→ WHAT THE TASK ASKS:
Copy all the entries below exactly, but not the pictures.
* BEGIN DATASET EXTRACT *
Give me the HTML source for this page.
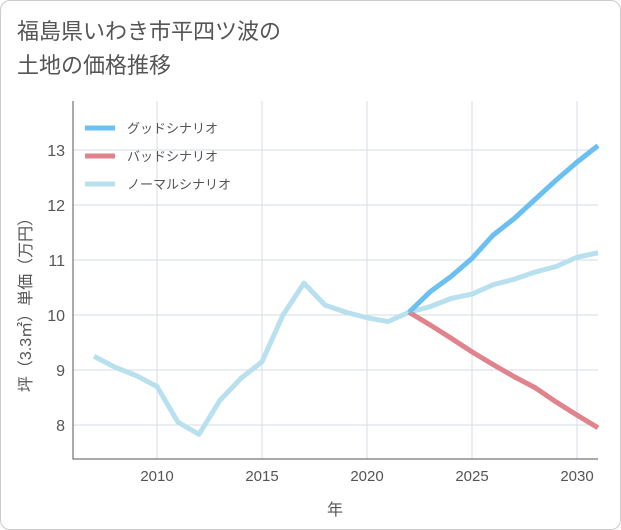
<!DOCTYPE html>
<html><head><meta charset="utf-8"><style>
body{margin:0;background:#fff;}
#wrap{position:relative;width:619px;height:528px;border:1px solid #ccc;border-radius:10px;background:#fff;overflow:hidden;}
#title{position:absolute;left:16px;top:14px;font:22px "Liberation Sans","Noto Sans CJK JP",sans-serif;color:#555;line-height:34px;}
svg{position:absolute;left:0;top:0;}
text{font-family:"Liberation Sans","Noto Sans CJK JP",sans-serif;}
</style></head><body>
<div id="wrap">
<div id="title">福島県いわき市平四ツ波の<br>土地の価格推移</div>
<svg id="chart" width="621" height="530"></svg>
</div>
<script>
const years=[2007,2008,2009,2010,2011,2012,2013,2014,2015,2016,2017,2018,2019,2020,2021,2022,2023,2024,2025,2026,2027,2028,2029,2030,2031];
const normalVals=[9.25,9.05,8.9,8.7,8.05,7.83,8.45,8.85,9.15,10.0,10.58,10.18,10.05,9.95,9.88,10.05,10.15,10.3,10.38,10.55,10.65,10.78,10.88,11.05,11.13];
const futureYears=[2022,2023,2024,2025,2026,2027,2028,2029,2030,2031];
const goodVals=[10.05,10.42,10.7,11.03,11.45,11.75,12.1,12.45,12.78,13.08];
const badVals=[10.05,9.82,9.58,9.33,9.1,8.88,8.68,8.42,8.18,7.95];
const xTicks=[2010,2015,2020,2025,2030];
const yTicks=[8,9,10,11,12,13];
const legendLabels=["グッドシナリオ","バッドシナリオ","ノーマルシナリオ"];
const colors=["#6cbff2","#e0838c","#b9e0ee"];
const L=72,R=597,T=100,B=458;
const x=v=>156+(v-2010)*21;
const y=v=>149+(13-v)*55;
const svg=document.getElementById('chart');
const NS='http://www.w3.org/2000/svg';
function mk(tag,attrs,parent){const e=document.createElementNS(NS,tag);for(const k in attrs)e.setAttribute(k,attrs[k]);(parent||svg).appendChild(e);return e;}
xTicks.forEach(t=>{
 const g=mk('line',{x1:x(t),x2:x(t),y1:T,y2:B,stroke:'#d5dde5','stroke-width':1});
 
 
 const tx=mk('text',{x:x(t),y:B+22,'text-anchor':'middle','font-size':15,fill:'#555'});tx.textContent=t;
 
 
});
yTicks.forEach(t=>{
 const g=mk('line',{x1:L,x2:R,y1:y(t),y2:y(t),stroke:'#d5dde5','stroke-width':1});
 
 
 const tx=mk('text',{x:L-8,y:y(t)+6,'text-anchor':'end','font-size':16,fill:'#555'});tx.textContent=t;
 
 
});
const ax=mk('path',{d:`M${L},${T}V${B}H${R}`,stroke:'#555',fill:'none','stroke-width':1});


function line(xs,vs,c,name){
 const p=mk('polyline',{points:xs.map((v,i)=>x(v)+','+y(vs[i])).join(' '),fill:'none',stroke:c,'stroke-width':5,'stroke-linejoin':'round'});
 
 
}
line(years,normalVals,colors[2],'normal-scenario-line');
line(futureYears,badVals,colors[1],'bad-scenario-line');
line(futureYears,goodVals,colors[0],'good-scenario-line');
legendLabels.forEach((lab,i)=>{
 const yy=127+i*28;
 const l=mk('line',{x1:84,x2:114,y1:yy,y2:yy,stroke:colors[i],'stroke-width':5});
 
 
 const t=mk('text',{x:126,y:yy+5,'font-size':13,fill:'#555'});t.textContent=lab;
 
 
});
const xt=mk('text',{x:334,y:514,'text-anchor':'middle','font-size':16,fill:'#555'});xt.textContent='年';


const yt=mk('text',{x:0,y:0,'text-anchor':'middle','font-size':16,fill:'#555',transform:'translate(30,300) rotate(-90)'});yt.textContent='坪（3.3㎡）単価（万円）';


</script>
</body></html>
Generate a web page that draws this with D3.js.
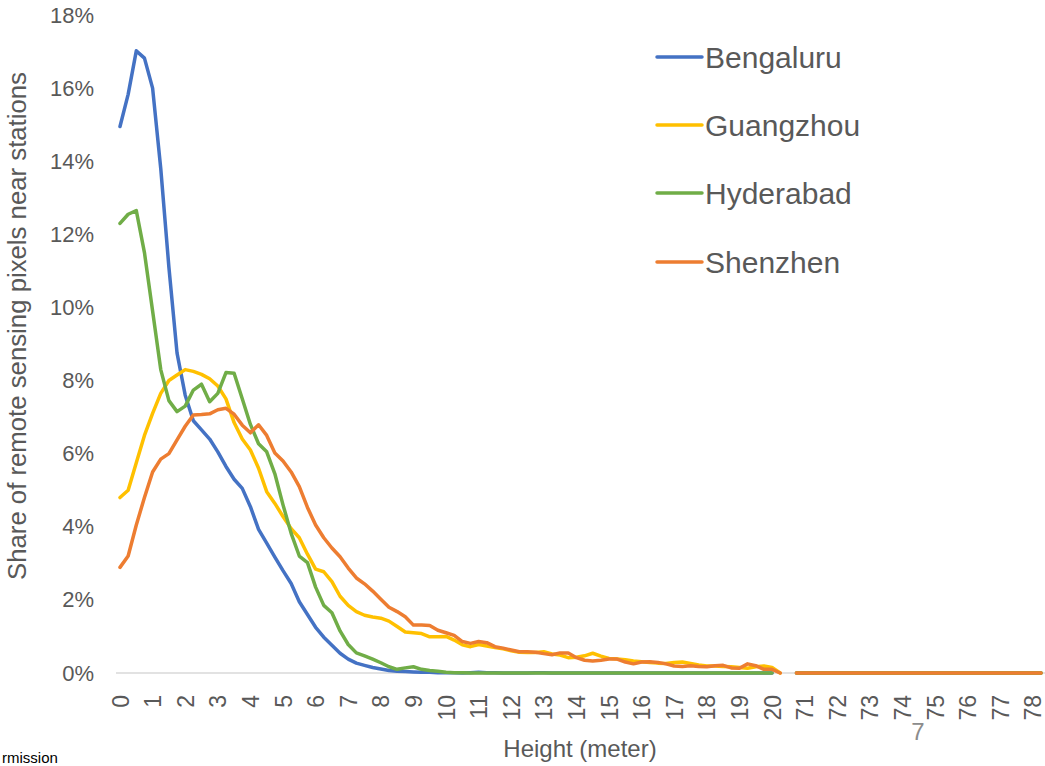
* END DATASET EXTRACT *
→ COMPLETED EXERCISE:
Give me the HTML source for this page.
<!DOCTYPE html>
<html><head><meta charset="utf-8"><style>
body{margin:0;background:#fff;}
#wrap{position:relative;width:619px;height:528px;border:1px solid #ccc;border-radius:10px;background:#fff;overflow:hidden;}
#title{position:absolute;left:16px;top:14px;font:22px "Liberation Sans","Noto Sans CJK JP",sans-serif;color:#555;line-height:34px;}
svg{position:absolute;left:0;top:0;}
text{font-family:"Liberation Sans","Noto Sans CJK JP",sans-serif;}
</style></head><body>
<div id="wrap">
<div id="title">福島県いわき市平四ツ波の<br>土地の価格推移</div>
<svg id="chart" width="621" height="530"></svg>
</div>
<script>
const years=[2007,2008,2009,2010,2011,2012,2013,2014,2015,2016,2017,2018,2019,2020,2021,2022,2023,2024,2025,2026,2027,2028,2029,2030,2031];
const normalVals=[9.25,9.05,8.9,8.7,8.05,7.83,8.45,8.85,9.15,10.0,10.58,10.18,10.05,9.95,9.88,10.05,10.15,10.3,10.38,10.55,10.65,10.78,10.88,11.05,11.13];
const futureYears=[2022,2023,2024,2025,2026,2027,2028,2029,2030,2031];
const goodVals=[10.05,10.42,10.7,11.03,11.45,11.75,12.1,12.45,12.78,13.08];
const badVals=[10.05,9.82,9.58,9.33,9.1,8.88,8.68,8.42,8.18,7.95];
const xTicks=[2010,2015,2020,2025,2030];
const yTicks=[8,9,10,11,12,13];
const legendLabels=["グッドシナリオ","バッドシナリオ","ノーマルシナリオ"];
const colors=["#6cbff2","#e0838c","#b9e0ee"];
const L=72,R=597,T=100,B=458;
const x=v=>156+(v-2010)*21;
const y=v=>149+(13-v)*55;
const svg=document.getElementById('chart');
const NS='http://www.w3.org/2000/svg';
function mk(tag,attrs,parent){const e=document.createElementNS(NS,tag);for(const k in attrs)e.setAttribute(k,attrs[k]);(parent||svg).appendChild(e);return e;}
xTicks.forEach(t=>{
 const g=mk('line',{x1:x(t),x2:x(t),y1:T,y2:B,stroke:'#d5dde5','stroke-width':1});
 
 
 const tx=mk('text',{x:x(t),y:B+22,'text-anchor':'middle','font-size':15,fill:'#555'});tx.textContent=t;
 
 
});
yTicks.forEach(t=>{
 const g=mk('line',{x1:L,x2:R,y1:y(t),y2:y(t),stroke:'#d5dde5','stroke-width':1});
 
 
 const tx=mk('text',{x:L-8,y:y(t)+6,'text-anchor':'end','font-size':16,fill:'#555'});tx.textContent=t;
 
 
});
const ax=mk('path',{d:`M${L},${T}V${B}H${R}`,stroke:'#555',fill:'none','stroke-width':1});


function line(xs,vs,c,name){
 const p=mk('polyline',{points:xs.map((v,i)=>x(v)+','+y(vs[i])).join(' '),fill:'none',stroke:c,'stroke-width':5,'stroke-linejoin':'round'});
 
 
}
line(years,normalVals,colors[2],'normal-scenario-line');
line(futureYears,badVals,colors[1],'bad-scenario-line');
line(futureYears,goodVals,colors[0],'good-scenario-line');
legendLabels.forEach((lab,i)=>{
 const yy=127+i*28;
 const l=mk('line',{x1:84,x2:114,y1:yy,y2:yy,stroke:colors[i],'stroke-width':5});
 
 
 const t=mk('text',{x:126,y:yy+5,'font-size':13,fill:'#555'});t.textContent=lab;
 
 
});
const xt=mk('text',{x:334,y:514,'text-anchor':'middle','font-size':16,fill:'#555'});xt.textContent='年';


const yt=mk('text',{x:0,y:0,'text-anchor':'middle','font-size':16,fill:'#555',transform:'translate(30,300) rotate(-90)'});yt.textContent='坪（3.3㎡）単価（万円）';


</script>
</body></html>
Generate a web page that draws this with D3.js.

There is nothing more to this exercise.